Directive: Copy out every line that contains the word "produces".

##### Information supplied #####

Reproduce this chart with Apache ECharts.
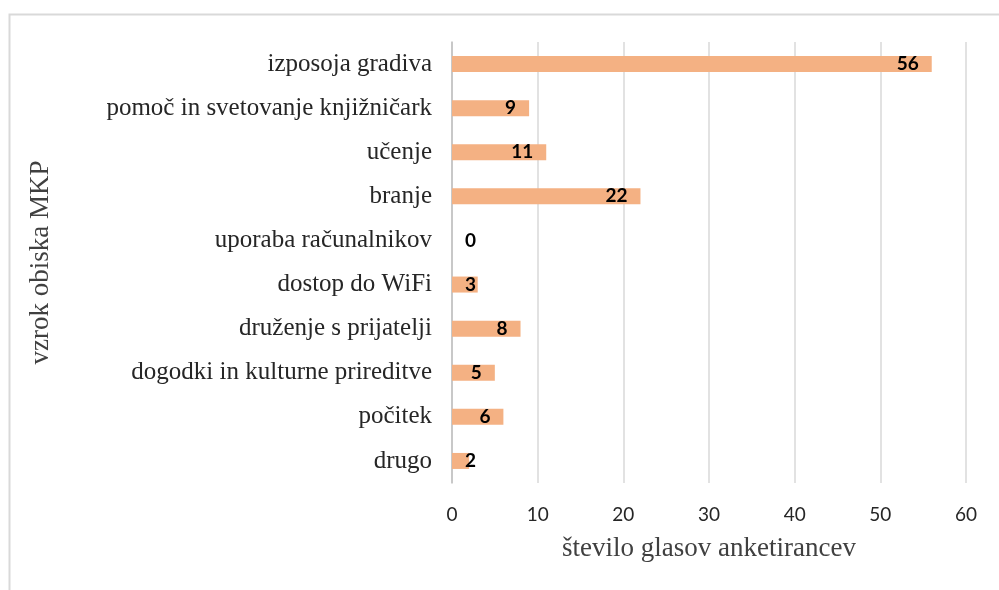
<!DOCTYPE html>
<html>
<head>
<meta charset="utf-8">
<script src="https://cdn.jsdelivr.net/npm/echarts@6/dist/echarts.min.js"></script>
<style>
  html, body { margin: 0; padding: 0; background: #fff; }
  #main { width: 999px; height: 590px; }
</style>
</head>
<body>
<div id="main"></div>
<script>
// categories listed bottom to top (ECharts category y axis starts at the bottom)
const categories = [
  'drugo',
  'počitek',
  'dogodki in kulturne prireditve',
  'druženje s prijatelji',
  'dostop do WiFi',
  'uporaba računalnikov',
  'branje',
  'učenje',
  'pomoč in svetovanje knjižničark',
  'izposoja gradiva'
]
const votes = [2, 6, 5, 8, 3, 0, 22, 11, 9, 56]
const xTicks = [0, 10, 20, 30, 40, 50, 60]

const chart = echarts.init(document.getElementById('main'))

const option = {
  animation: false,
  graphic: [
    {
      type: 'rect',
      left: 7,
      top: 12,
      shape: { width: 1100, height: 700 },
      style: { fill: 'none', stroke: '#d9d9d9', lineWidth: 2 },
      silent: true
    }
  ],
  grid: { left: 452, right: 33, top: 42, bottom: 107 },
  xAxis: {
    type: 'value',
    min: xTicks[0],
    max: xTicks[xTicks.length - 1],
    interval: 10,
    name: 'število glasov anketirancev',
    nameLocation: 'middle',
    nameGap: 52,
    nameTextStyle: { fontFamily: 'Liberation Serif', fontSize: 27, color: '#404040' },
    axisLine: { show: false },
    axisTick: { show: false },
    axisLabel: { fontFamily: 'Lato', fontSize: 19, color: '#262626', margin: 22 },
    splitLine: { lineStyle: { color: '#d9d9d9', width: 1.5 } }
  },
  yAxis: {
    type: 'category',
    data: categories,
    name: 'vzrok obiska MKP',
    nameLocation: 'middle',
    nameGap: 398,
    nameTextStyle: { fontFamily: 'Liberation Serif', fontSize: 27, color: '#404040' },
    axisLine: { lineStyle: { color: '#bfbfbf', width: 1.5 } },
    axisTick: { show: false },
    axisLabel: { fontFamily: 'Liberation Serif', fontSize: 25, color: '#262626', margin: 20 }
  },
  series: [
    {
      type: 'bar',
      data: votes.map(function (v) {
        return {
          value: v,
          label: { position: v < 4 ? 'insideLeft' : 'insideRight' }
        }
      }),
      barWidth: 16,
      itemStyle: { color: '#F4B183' },
      label: {
        show: true,
        distance: 13,
        fontFamily: 'Lato',
        fontWeight: 'bold',
        fontSize: 19,
        color: '#000'
      }
    }
  ]
}

chart.setOption(option)
</script>
</body>
</html>
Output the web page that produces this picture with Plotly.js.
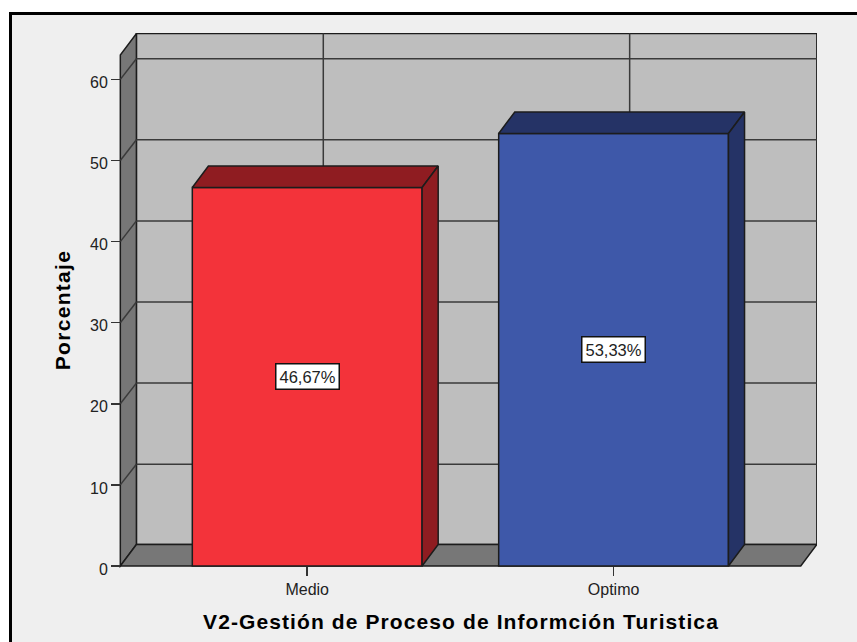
<!DOCTYPE html>
<html>
<head>
<meta charset="utf-8">
<script src="https://cdn.plot.ly/plotly-3.0.1.min.js"></script>
<style>
html,body{margin:0;padding:0;background:#fff;overflow:hidden}
#frame{position:absolute;left:9px;top:12px;width:848px;height:630px;box-sizing:border-box;border-left:3px solid #000;border-top:3px solid #000;background:#efefef}
#chart{width:845px;height:627px}
.xtitle{letter-spacing:1.1px}
.ytitle{letter-spacing:1.3px}
</style>
</head>
<body>
<div id="frame"><div id="chart"></div></div>
<script>
const categories = ['Medio', 'Optimo'];
const positions = [0, 1];
const percentages = [46.67, 53.33];
const barLabels = ['46,67%', '53,33%'];
const frontColors = ['#f3333a', '#3e58a9'];
const sideColors = ['#8f1c21', '#253366'];
const yTicks = [0, 10, 20, 30, 40, 50, 60];

const barWidth = 0.75;
const depthX = 0.0525;
const depthY = 2.65;
const gridDepthY = 2.55;
const frontLeft = -0.61, frontRight = 1.611, frontTop = 63;

const edge = '#1c1c1c';
const wallLine = {color: edge, width: 1.5};
const gridLine = {color: '#3a3a3a', width: 1.5};

function poly(pts, fill, line) {
  return {type: 'path', layer: 'below', xref: 'x', yref: 'y',
    path: 'M' + pts.map(p => p[0] + ',' + p[1]).join('L') + 'Z',
    fillcolor: fill, line: line};
}
function seg(x0, y0, x1, y1, line) {
  return {type: 'line', layer: 'below', xref: 'x', yref: 'y', x0, y0, x1, y1, line};
}

const shapes = [
  poly([[frontLeft + depthX, depthY], [frontRight + depthX, depthY], [frontRight + depthX, frontTop + depthY], [frontLeft + depthX, frontTop + depthY]], '#bebebe', wallLine),
  poly([[frontLeft, 0], [frontLeft + depthX, depthY], [frontLeft + depthX, frontTop + depthY], [frontLeft, frontTop]], '#777777', wallLine),
  poly([[frontLeft, 0], [frontRight, 0], [frontRight + depthX, depthY], [frontLeft + depthX, depthY]], '#777777', wallLine)
];
yTicks.slice(1).forEach(v => {
  shapes.push(seg(frontLeft + depthX, v + gridDepthY, frontRight + depthX, v + gridDepthY, gridLine));
  shapes.push(seg(frontLeft, v, frontLeft + depthX, v + gridDepthY, gridLine));
});
positions.forEach(p => {
  shapes.push(seg(p + depthX, depthY, p + depthX, frontTop + depthY, gridLine));
});

const traces = [{
  type: 'bar', x: positions, y: percentages, width: barWidth,
  marker: {color: frontColors, line: {color: edge, width: 1.5}},
  hoverinfo: 'x+y', showlegend: false
}];
positions.forEach((p, i) => {
  const l = p - barWidth / 2, r = p + barWidth / 2, v = percentages[i];
  traces.push({
    type: 'scatter', mode: 'lines', fill: 'toself', fillcolor: sideColors[i],
    x: [l, r, r + depthX, l + depthX, l],
    y: [v, v, v + depthY, v + depthY, v],
    line: {color: edge, width: 1.5}, hoverinfo: 'skip', showlegend: false
  });
  traces.push({
    type: 'scatter', mode: 'lines', fill: 'toself', fillcolor: sideColors[i],
    x: [r, r + depthX, r + depthX, r, r],
    y: [0, depthY, v + depthY, v, 0],
    line: {color: edge, width: 1.5}, hoverinfo: 'skip', showlegend: false
  });
});

const annotations = positions.map((p, i) => ({
  x: p, y: percentages[i] / 2, text: barLabels[i], showarrow: false,
  bgcolor: '#ffffff', bordercolor: '#111111', borderwidth: 1.5, borderpad: 3,
  font: {family: 'Liberation Sans, Arial, sans-serif', size: 16.5, color: '#222'}
}));

const tickFont = {family: 'Liberation Sans, Arial, sans-serif', size: 16, color: '#222'};
const titleFont = {family: 'Liberation Sans, Arial, sans-serif', size: 21, color: '#000', weight: 'bold'};

const layout = {
  width: 845, height: 627, autosize: false,
  margin: {l: 93, r: 40, t: 18, b: 55, pad: 0},
  paper_bgcolor: '#efefef', plot_bgcolor: 'rgba(0,0,0,0)',
  showlegend: false, shapes, annotations,
  xaxis: {
    domain: [0, 1], range: [-0.66, 1.664], anchor: 'free', position: 21 / 554,
    tickmode: 'array', tickvals: positions, ticktext: categories,
    ticks: 'outside', ticklen: 9, tickwidth: 1.5, tickcolor: '#333',
    showgrid: false, zeroline: false, showline: false, tickfont: tickFont,
    title: {text: 'V2-Gestión de Proceso de Informción Turistica', font: titleFont, standoff: 17}
  },
  yaxis: {
    domain: [0, 1], range: [-2.589, 65.72], anchor: 'free', position: 15 / 712,
    tickmode: 'array', tickvals: yTicks, ticklabelshift: 3,
    ticks: 'outside', ticklen: 9, tickwidth: 1.5, tickcolor: '#333',
    showgrid: false, zeroline: false, showline: false, tickfont: tickFont,
    title: {text: 'Porcentaje', font: titleFont, standoff: 12}
  }
};
Plotly.newPlot('chart', traces, layout, {displayModeBar: false, staticPlot: true});
</script>
</body>
</html>
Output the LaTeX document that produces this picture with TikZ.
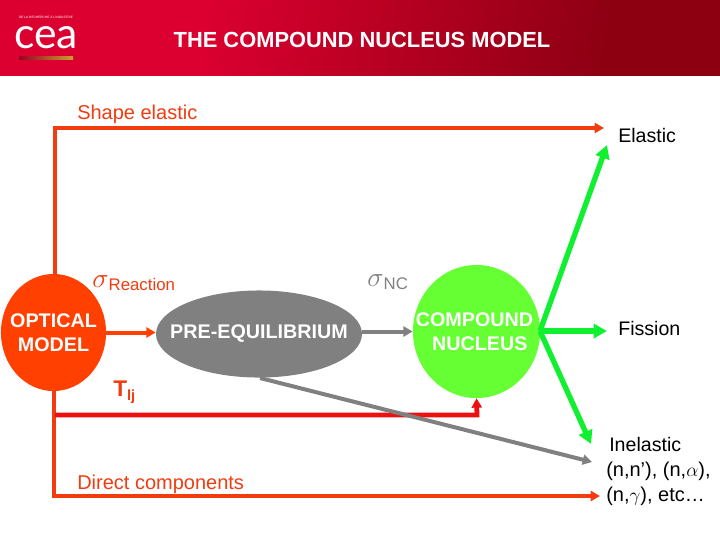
\documentclass[tikz,border=0pt]{standalone}
\usepackage{fontspec}
\setmainfont{Liberation Sans}
\newfontfamily\logofont{Lato}
\usepackage{amsmath,amssymb}
\usepackage{xcolor}
\usetikzlibrary{
  positioning,
  arrows.meta,
  shapes.geometric
}
\definecolor{headred}{HTML}{DC0030}
\definecolor{headdark}{HTML}{8C0012}
\definecolor{orangered}{HTML}{F03C10}
\definecolor{optical}{HTML}{FF4000}
\definecolor{tred}{HTML}{EE1010}
\definecolor{greyline}{HTML}{808080}
\definecolor{green}{HTML}{10F030}
\definecolor{compound}{HTML}{66FF33}
\definecolor{goldbar}{HTML}{C8A030}
\pgfdeclarehorizontalshading{headshade}{100bp}{color(0bp)=(headred); color(37bp)=(headred); color(70bp)=(headdark); color(100bp)=(headdark)}
\newcommand{\nar}[1]{\makebox[0pt]{#1}}
\begin{document}
\begin{tikzpicture}[
  x=0.75pt, y=-0.75pt,
  blob/.style={ellipse, inner sep=0pt, align=center, text=white, font=\fontsize{14.8}{18}\selectfont\bfseries},
  lab/.style={inner sep=0pt, font=\fontsize{14.7}{18}\selectfont},
  redlab/.style={lab, text=orangered, font=\fontsize{15}{18}\selectfont},
  arr/.style={-{Triangle[length=7pt, width=7.5pt]}, line width=3pt},
  grn/.style={-{Triangle[length=10pt, width=10.5pt]}, line width=4pt, green}
]
  \useasboundingbox (0,0) rectangle (720,540);
  \shade[shading=headshade, shading angle=-10] (0,0) rectangle (720,75);

  % logo
  \node[inner sep=0pt, text=white, font=\logofont\fontsize{32}{32}\selectfont, anchor=base] (logo) at (46,48) {cea};
  \node[inner sep=0pt, text=white, font=\fontsize{2.4}{3}\selectfont] (motto) at (46,17) {DE LA RECHERCHE À L'INDUSTRIE};
  \shade[left color=headred!70!black, right color=goldbar] (19,56) rectangle (73,59);

  \node[inner sep=0pt, text=white, font=\fontsize{16.4}{18}\selectfont\bfseries] (title) at (362,40) {THE COMPOUND NUCLEUS MODEL};

  \node[blob, fill=optical, minimum width=78.8pt, minimum height=87.8pt] (opt) at (53.5,332.5) {\nar{OPTICAL}\\\nar{MODEL}};
  \node[blob, fill=greyline, minimum width=154.5pt, minimum height=65.3pt] (pre) at (259,334) {\raisebox{1.5pt}{\nar{PRE-EQUILIBRIUM}}};
  \node[blob, fill=compound, minimum width=95.3pt, minimum height=99.8pt] (cn) at (476.5,331.5) {\nar{\hspace*{-3pt}COMPOUND}\\\nar{\hspace*{5pt}NUCLEUS}};

  \node[redlab, anchor=west] (shape) at (77,114) {Shape elastic};
  \node[lab, anchor=west] (elastic) at (618,135) {Elastic};
  \node[redlab, anchor=west] (direct) at (77,484) {Direct components};
  \node[lab, anchor=west] (fission) at (618,328) {Fission};
  \node[lab, anchor=west] (inel) at (609,444) {Inelastic};
  \node[lab, anchor=north west, align=left, font=\fontsize{15}{18.7}\selectfont] (chan) at (606,461.5) {(n,n'), (n,$\alpha$),\\(n,$\gamma$), etc…};
  \node[redlab, anchor=west] (sigr) at (92,283) {\fontsize{22}{22}\selectfont$\sigma$\raisebox{-2.5pt}{\fontsize{12.6}{12}\selectfont Reaction}};
  \node[lab, anchor=west, text=greyline] (sign) at (367,282) {\fontsize{22}{22}\selectfont$\sigma$\raisebox{-2.5pt}{\fontsize{12.6}{12}\selectfont NC}};
  \node[redlab, anchor=west, font=\fontsize{17}{18}\selectfont\bfseries] (tlj) at (113,392) {T\raisebox{-3pt}{\fontsize{11}{12}\selectfont lj}};

  \coordinate (elasticend) at (604,128);
  \coordinate (directend) at (600,496);
  \coordinate (greyend) at (592,462);
  \coordinate (greystart) at (260,378);
  \coordinate (redstart) at (55,415);
  \coordinate (redcorner) at (477,415);
  \coordinate (hub) at (540,331);
  \coordinate (elasticgrn) at (607,145);
  \coordinate (fissiongrn) at (607,331);
  \coordinate (inelgrn) at (591,444);

  \draw[arr, orangered] (opt.north) ++(1.5,0) |- (elasticend);
  \draw[arr, orangered] (opt.south) |- (directend);
  \draw[arr, optical] (opt.east) -- (opt.east -| pre.west);
  \draw[arr, greyline] (pre.east |- cn.west) -- (cn.west);
  \draw[arr, tred, line width=3.6pt] (redstart) -- (redcorner) -- (cn.south);
  \draw[arr, greyline] (greystart) -- (greyend);
  \draw[grn] (hub) -- (elasticgrn);
  \draw[grn] (hub) -- (fissiongrn);
  \draw[grn] (hub) -- (inelgrn);
\end{tikzpicture}
\end{document}
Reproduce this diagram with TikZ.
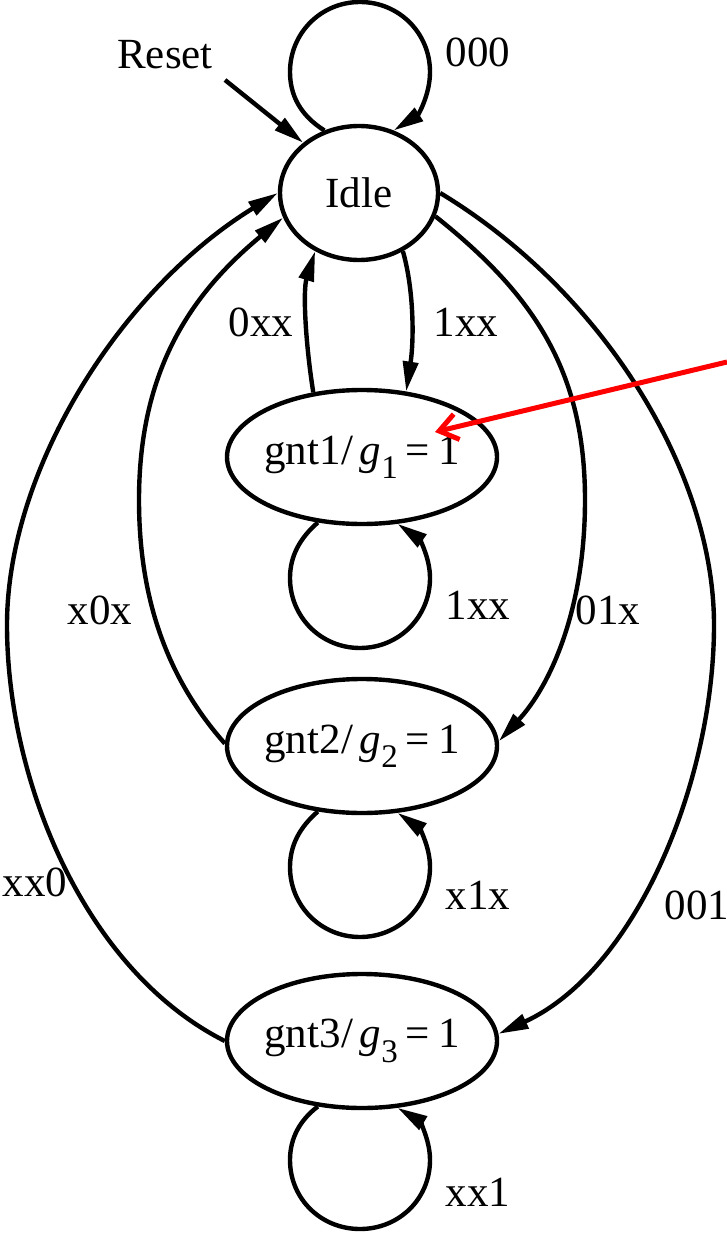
\documentclass[tikz,border=0pt]{standalone}
\usepackage{fontspec}
\setmainfont{Liberation Serif}
\usetikzlibrary{shapes.geometric,arrows.meta}
\newcommand\bigfont{\fontsize{43}{51}\selectfont}
\newcommand\gsub[1]{\textit{g}\raisebox{-0.33em}{\fontsize{33}{33}\selectfont #1}}
\newcommand\glabel[1]{\makebox[150pt]{gnt#1\kern1pt/\kern6pt\gsub{#1}\kern8pt=\kern8pt1}}
\tikzset{
  state/.style={draw, ellipse, line width=4.4pt, inner sep=0pt, minimum height=134pt},
  edge/.style={line width=4.4pt, -{Triangle[length=30pt,width=15pt]}},
  lbl/.style={inner sep=0pt},
  redarrow/.style={draw=red, line width=5pt, -{Straight Barb[length=18pt,width=26pt]}}
}
\begin{document}
\begin{tikzpicture}[x=1pt,y=-1pt,font=\bigfont]
\useasboundingbox (0,0) rectangle (727,1233);
% states
\node[state, minimum width=158pt] (idle) at (359,193) {Idle};
\node[state, minimum width=270pt] (g1) at (362,457) {\glabel{1}};
\node[state, minimum width=270pt] (g2) at (362,746) {\glabel{2}};
\node[state, minimum width=270pt] (g3) at (362,1041) {\glabel{3}};
% reset
\node[lbl] (reset) at (165,55) {Reset};
\coordinate (resetstart) at (225,80);
\draw[edge] (resetstart) -- (idle.138);
% self loop idle
\draw[edge] (idle.119) .. controls (300,115) and (290,95) .. (290,72)
  .. controls (290,33) and (321,2) .. (360,2)
  .. controls (399,2) and (430,33) .. (430,72)
  .. controls (430,95) and (418,115) .. (idle.61);
\node[lbl] (l000) at (478,52) {000};
% idle <-> g1
\draw[edge] (g1.127) .. controls (305,340) and (303,290) .. (idle.-127);
\node[lbl] (l0xx) at (261,322) {0xx};
\draw[edge] (idle.-53) .. controls (414,290) and (414,340) .. (g1.56);
\node[lbl] (l1xx) at (466,322) {1xx};
% g1 loop (Y=578)
\draw[edge] (g1.-124) .. controls (300,538) and (290,556) .. (290,578)
  .. controls (290,617) and (321,648) .. (360,648)
  .. controls (399,648) and (430,617) .. (430,578)
  .. controls (430,556) and (418,538) .. (g1.-62);
\node[lbl] (l1xxb) at (478,605) {1xx};
% g2 loop (Y=867)
\draw[edge] (g2.-124) .. controls (300,827) and (290,845) .. (290,867)
  .. controls (290,906) and (321,937) .. (360,937)
  .. controls (399,937) and (430,906) .. (430,867)
  .. controls (430,845) and (418,827) .. (g2.-62);
\node[lbl] (lx1x) at (478,895) {x1x};
% g3 loop (Y=1160)
\draw[edge] (g3.-124) .. controls (300,1120) and (290,1138) .. (290,1160)
  .. controls (290,1199) and (321,1229) .. (360,1229)
  .. controls (399,1229) and (430,1199) .. (430,1160)
  .. controls (430,1138) and (418,1120) .. (g3.-62);
\node[lbl] (lxx1) at (478,1192) {xx1};
% idle <-> g2
\draw[edge] (g2.179) .. controls (174,686) and (139,610) .. (139,500)
  .. controls (139,370) and (191,294) .. (idle.-162);
\node[lbl] (lx0x) at (100,610) {x0x};
\draw[edge] (idle.-17) .. controls (533,294) and (585,370) .. (585,500)
  .. controls (585,610) and (550,686) .. (g2.2);
\node[lbl] (l01x) at (608,610) {01x};
% idle <-> g3
\draw[edge] (g3.180) .. controls (84,970) and (7,780) .. (7,625)
  .. controls (7,470) and (120,290) .. (idle.180);
\node[lbl] (lxx0) at (35,882) {xx0};
\draw[edge] (idle.0) .. controls (601,290) and (714,470) .. (714,625)
  .. controls (714,780) and (637,970) .. (g3.3);
\node[lbl] (l001) at (697,905) {001};
% red annotation arrow
\coordinate (redstart) at (727,362);
\coordinate (redtip) at (435,432);
\draw[redarrow] (redstart) -- (redtip);
\end{tikzpicture}
\end{document}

#####

Exercise response:
Output the web page that produces this picture with Plotly.js.
Output the LaTeX document that produces this picture with TikZ.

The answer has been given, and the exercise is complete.